The report says: “Given that it takes around 15 years for the stock of cars and vans to turn over, it may be necessary for the sales of petrol and diesel vehicles to end by 2035.
“A high uptake of ultra-low emission (i.e. plug-in and hydrogen) vehicles by 2030 (i.e. at least 60% of new sales) is required in order to keep open the possibility of 100% of new sales by 2035 and be on track to achieve this by 2040, as the Government has currently committed.”
The report says that the Government's 'Road to Zero' strategy, due in 2018, should set out: proposals for incentives for the uptake of ULEVs (e.g. extension of the grants for plug-in vehicles, until the private costs of ownership reach parity with conventional vehicles), and lay out a clear plan for public charging infrastructure.
Future requirements for conventional vehicle efficiency also need to go beyond recently announced EU proposals for emissions standards for 2025 and 2030, which are not ambitious enough, it says.
Furthermore, it says that measures need to be introduced to incentivise freight operators to improve logistics efficiency and shift to less carbon-intensive modes, and to increase uptake of eco-driving training and fuel-saving technologies for HGVs where cost-effective.
In its assessment, the CCC does acknowledge that the UK has made good progress in reducing ghg emissions since the Climate Change Act was passed in 2008, almost 10 years ago. Emissions fell by 42% from 1990 to 2016 – faster than the average rate of reduction in the G7.
The Clean Growth Strategy commits to delivering further action towards meeting the fourth (2023-27) and fifth (2028-32) carbon budgets, on the path to reducing UK emissions by at least 80% in 2050 compared to 1990 levels.
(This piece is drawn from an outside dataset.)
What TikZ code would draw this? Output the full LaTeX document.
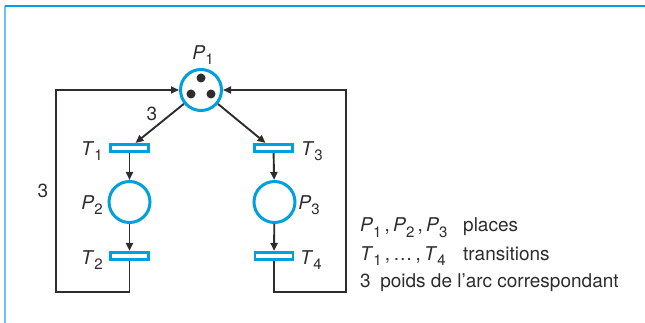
\documentclass[tikz,border=0pt]{standalone}
\usepackage{fontspec}
\setmainfont{TeX Gyre Heros}
\usetikzlibrary{arrows.meta}
\definecolor{netblue}{RGB}{0,160,222}
\definecolor{frameblue}{RGB}{100,200,240}
\definecolor{arcgray}{RGB}{45,45,45}
\newcommand{\lab}[2]{\textit{#1}\raisebox{-0.55ex}{\fontsize{15}{15}\selectfont #2}}

\begin{document}
\begin{tikzpicture}[x=1pt, y=-1pt, >={Triangle[length=8pt, width=7pt]},
  place/.style={circle, draw=netblue, line width=3pt, minimum size=41pt,
    inner sep=0pt},
  trans/.style={rectangle, draw=netblue, line width=2.6pt, minimum width=38pt,
    minimum height=7.5pt, inner sep=0pt},
  token/.style={circle, fill=arcgray, minimum size=9pt, inner sep=0pt},
  arc/.style={draw=arcgray, line width=1.9pt},
  txt/.style={inner sep=0pt, text=arcgray},
  font=\fontsize{19}{22}\selectfont]
  \useasboundingbox (0,0) rectangle (645,323);
  % frame
  \draw[frameblue, line width=1.6pt] (5,6) -- (5,323);
  \draw[netblue, line width=2.2pt] (5,6) -- (645,6);

  \node[place] (p1) at (201,90) {};
  \node[place] (p2) at (129.5,202) {};
  \node[place] (p3) at (274.5,202) {};
  \node[trans] (t1) at (129.5,148) {};
  \node[trans] (t3) at (273.5,148) {};
  \node[trans] (t2) at (129.5,256) {};
  \node[trans] (t4) at (274,256) {};
  \foreach \dx/\dy [count=\k] in {0/-12, -10/4, 10/4} {
    \node[token] (tok\k) at ([shift={(\dx,\dy)}]p1.center) {};
  }
  \coordinate (bl) at (56,292);
  \coordinate (br) at (346,292);

  % labels
  \node[txt] (lp1) at (203,55) {\lab{P}{1}};
  \node[txt] (lt1) at (92,151) {\lab{T}{1}};
  \node[txt] (lt3) at (312,151) {\lab{T}{3}};
  \node[txt] (lp2) at (92,205) {\lab{P}{2}};
  \node[txt] (lp3) at (309,205) {\lab{P}{3}};
  \node[txt] (lt2) at (92,260) {\lab{T}{2}};
  \node[txt] (lt4) at (311,260) {\lab{T}{4}};
  \node[txt] (w1) at (152,114) {3};
  \node[txt] (w2) at (43,191) {3};

  % arcs
  \draw[arc,->] (p1) -- ([xshift=6pt]t1.north);
  \draw[arc,->] (p1) -- ([xshift=-8pt]t3.north);
  \draw[arc,->] (t1) -- (p2);
  \draw[arc,->] (t3) -- (p3);
  \draw[arc,->] (p2) -- (t2);
  \draw[arc,->] (p3) -- (t4);
  \draw[arc,->] (t2) |- (bl) |- (p1);
  \draw[arc,->] (t4) |- (br) |- (p1);

  % legend
  \node[txt, anchor=base west] (k1) at (360,232) {\lab{P}{1}\,,\,\lab{P}{2}\,,\,\lab{P}{3}};
  \node[txt, anchor=base west] (d1) at (463,232) {places};
  \node[txt, anchor=base west] (k2) at (360,260) {\lab{T}{1}\,,\,\dots\,,\,\lab{T}{4}};
  \node[txt, anchor=base west] (d2) at (463,260) {transitions};
  \node[txt, anchor=base west] (k3) at (360,287) {3\enspace poids de l’arc correspondant};
\end{tikzpicture}
\end{document}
The strategy also reaffirms the UK’s desire to remain at the forefront of tackling climate change globally. This makes it all the more important for UK carbon budgets to be met through actions to reduce emissions domestically, the basis on which they were originally set, it says.
To help achieve these targets, the CCC is also recommending that the Government: improve the energy efficiency standards of new buildings; phase out installation of the most polluting fossil fuel heating in homes and businesses; and generate 85% of the UK’s electricity from low-carbon sources by 2032.
In addition, it wants the Government to improve the energy efficiency of UK businesses and industry by 2030; and deploy carbon capture and storage technology at scale in the UK in the 2030s.
All of these policies, amongst other actions, will have to be delivered in full and on time in order to realise the required emissions savings, it says.
Chairman of the CCC, Lord Deben, said: “The Clean Growth Strategy is ambitious in its aims to build a thriving low-carbon Britain but ambitions alone are not enough. As it stands, the strategy does not deliver enough action to meet the UK’s emissions targets in the 2020s and 2030s.
"The Government’s policies and proposals will need to be firmed up as a matter of urgency – and supplemented with additional measures – if the UK is to deliver on its legal commitments and secure its position as an international climate change leader.”
The Committee on Climate Change (the CCC) is an independent, statutory body established under the Climate Change Act 2008.
Its purpose is to advise the UK Government and devolved administrations on emissions targets and report to Parliament on progress made in reducing greenhouse gas emissions and preparing for climate change.